The dollar declined 1.5 percent to $1.2728 per euro at 8:35 a.m. in New York, from $1.2540 yesterday. The yen gained 1 percent to 97.08 per dollar from 98.07. The yen weakened 0.4 percent to 123.53 versus the euro from 123.
The U.S. currency appreciated 1.1 percent versus the euro in February, its second straight monthly gain, as investors sought refuge from global economic turmoil. The dollar strengthened 4.4 percent in 2008.
Employers eliminated 651,000 jobs last month, following a reduction of 655,000 in January, the Labor Department reported today in Washington. The median forecast of economists surveyed by Bloomberg News was for a decrease of 650,000. The jobless rate increased to 8.1 percent, the highest level since December 1983, from 7.6 percent in the previous month.
The unemployment rate may eventually exceed 10 percent, said Martin Feldstein, a Harvard University economics professor and former adviser to President Ronald Reagan, in a January interview on Bloomberg Television.
Jobless Claims
More than 600,000 Americans filed claims for jobless benefits for a fifth straight week, the worst performance since 1982, the Labor Department reported yesterday.
“Labor market conditions may have worsened further in recent weeks,” Federal Reserve Chairman Ben S. Bernanke said in testimony before the Senate Budget Committee this week.

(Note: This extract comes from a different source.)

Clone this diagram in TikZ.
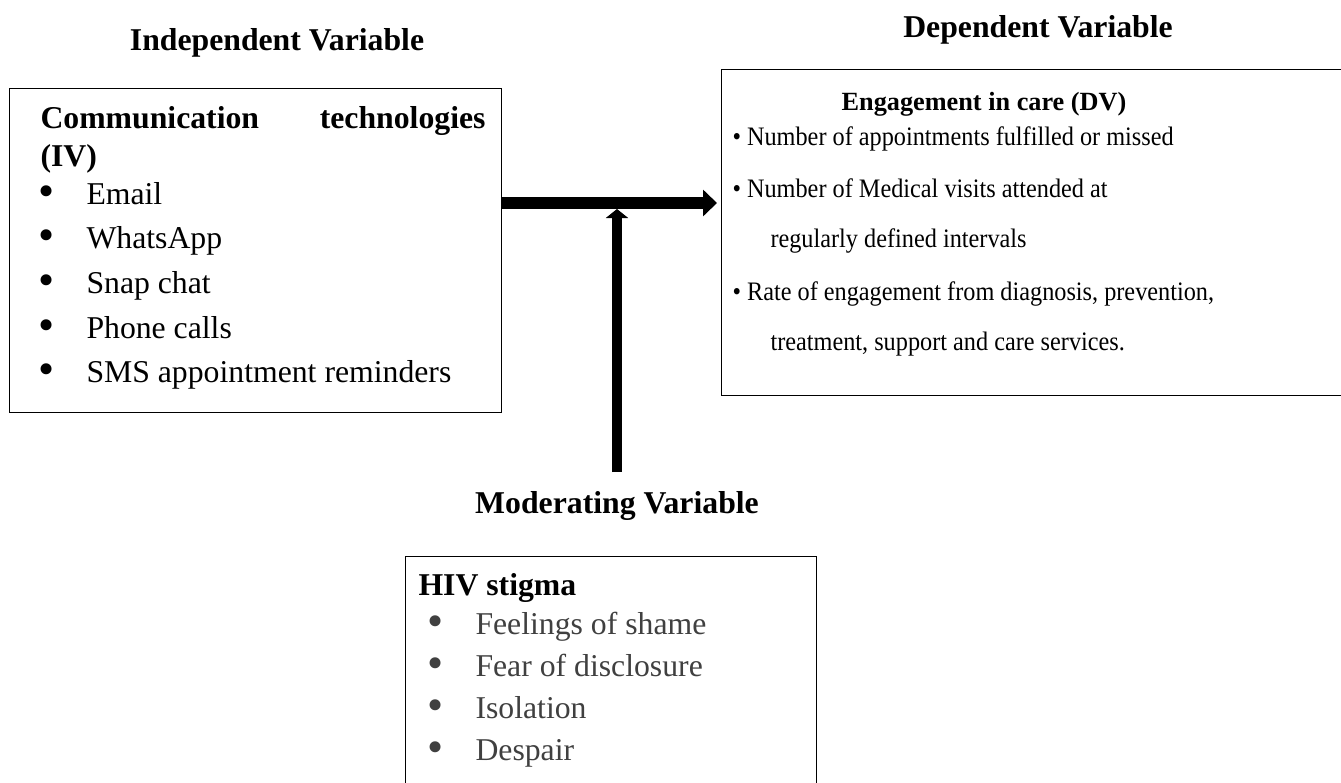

The dollar fell 0.7 percent against the euro when the Labor Department last reported job losses on Feb. 6. Demand for the safety of the greenback dropped on bets congressional passage of a U.S. economic stimulus package was imminent. President Barack Obama signed the bill into law on Feb. 17.
Investors have been “increasingly disinclined” to trade currencies on the day the Labor Department releases its payrolls report, contributing to the dollar’s “erratic” response to the data, according to a note by Citigroup Inc. on Jan. 7.
“Payroll days, after the initial knee jerk, have actually been relatively low net-movement days for the dollar,” said Ron Leven, strategist at Morgan Stanley in New York, yesterday.